O rock’n roll já foi declarado morto muitas vezes desde que nasceu. E acho que é isso o que deve acontecer com ele. Faz parte da essência do rock morrer e nascer de novo. O rock não foi feito para ser essa presença constante, é de sua natureza própria ir e voltar, nascer e morrer e ressuscitar. Não é um estilo para aquele senhor velho sentado na esquina esperando ficar ainda mais velho, são canções para pessoas que estão à margem, jovens, esperando algo acontecer. E isso vai rolar: ele vai nascer de novo, em algum lugar que eu não sei qual. Como eu te disse antes: nesse exato momento tem alguém fazendo barulho em uma garagem, e logo esses caras vão colocar o mundo de ponta cabeça de novo. Eu já parei de me preocupar com a morte do rock, porque sei que assim que as coisas devem acontecer.

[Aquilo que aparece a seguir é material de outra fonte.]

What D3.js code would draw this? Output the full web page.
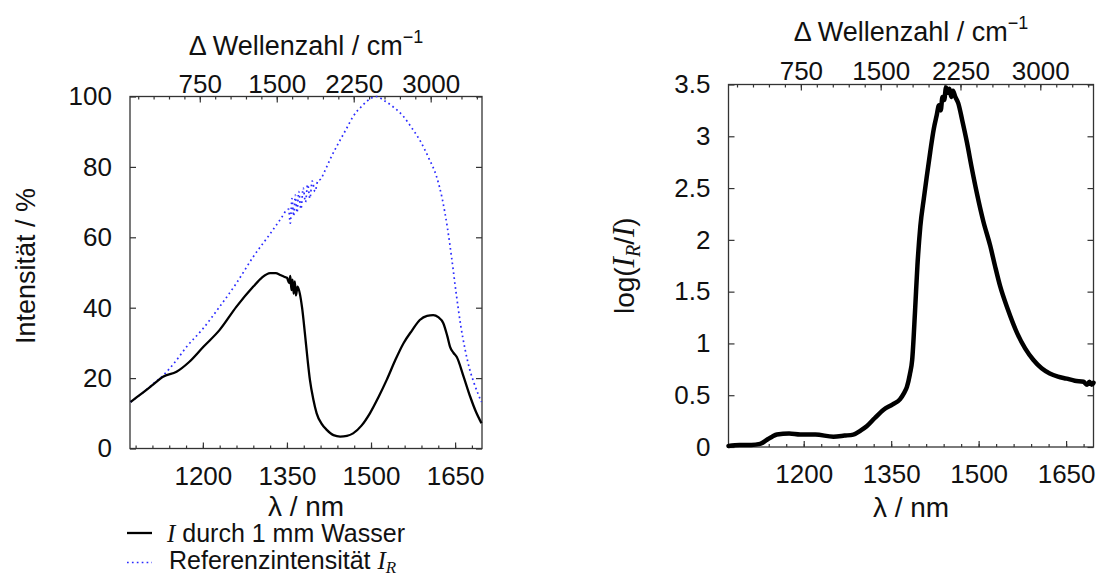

Muito tem se falado também sobre um revival dos anos 1990, com direito à volta de diversas bandas, como o Blur, o Pulp e o Suede, por exemplo, além da volta de vocês. Como você se sente fazendo parte desse ‘retorno’?
Não sei se olho para o Garbage como “estando de volta à cena”, porque acho que nós só pedimos uma pequena pausa. Nós nunca terminamos com a banda, nós nunca falamos que não queríamos nos ver mais, só quisemos um tempo de descanso. Por outro lado, entendo porque as pessoas estão falando em um revival, porque nós conquistamos o nosso lugar ao sol durante os anos 1990. Mas repito: nós só estamos fazendo música da maneira como fazíamos naquela época, estou sempre compondo coisas novas, seja sozinho ou com outras pessoas. Não me importa que nos coloquem junto com todas essas bandas, é OK, mas não é assim que nós nos sentimos.
Para encerrar, quero saber: como você se sente pegando a sua guitarra em cima de um palco sendo um sessentão?
Vou te dizer: não me sinto muito diferente de como eu me sentia quando eu tinha 21 anos de idade (risos). Para falar mais uma vez em sorte, sinto que é uma benção eu ainda ter saúde e oportunidades para subir num palco, gravar discos e até ir ao Brasil para tocar pra vocês! Quão melhor a vida pode ser do que isso? É uma honra enorme poder tocar para tanta gente depois de tanto tempo.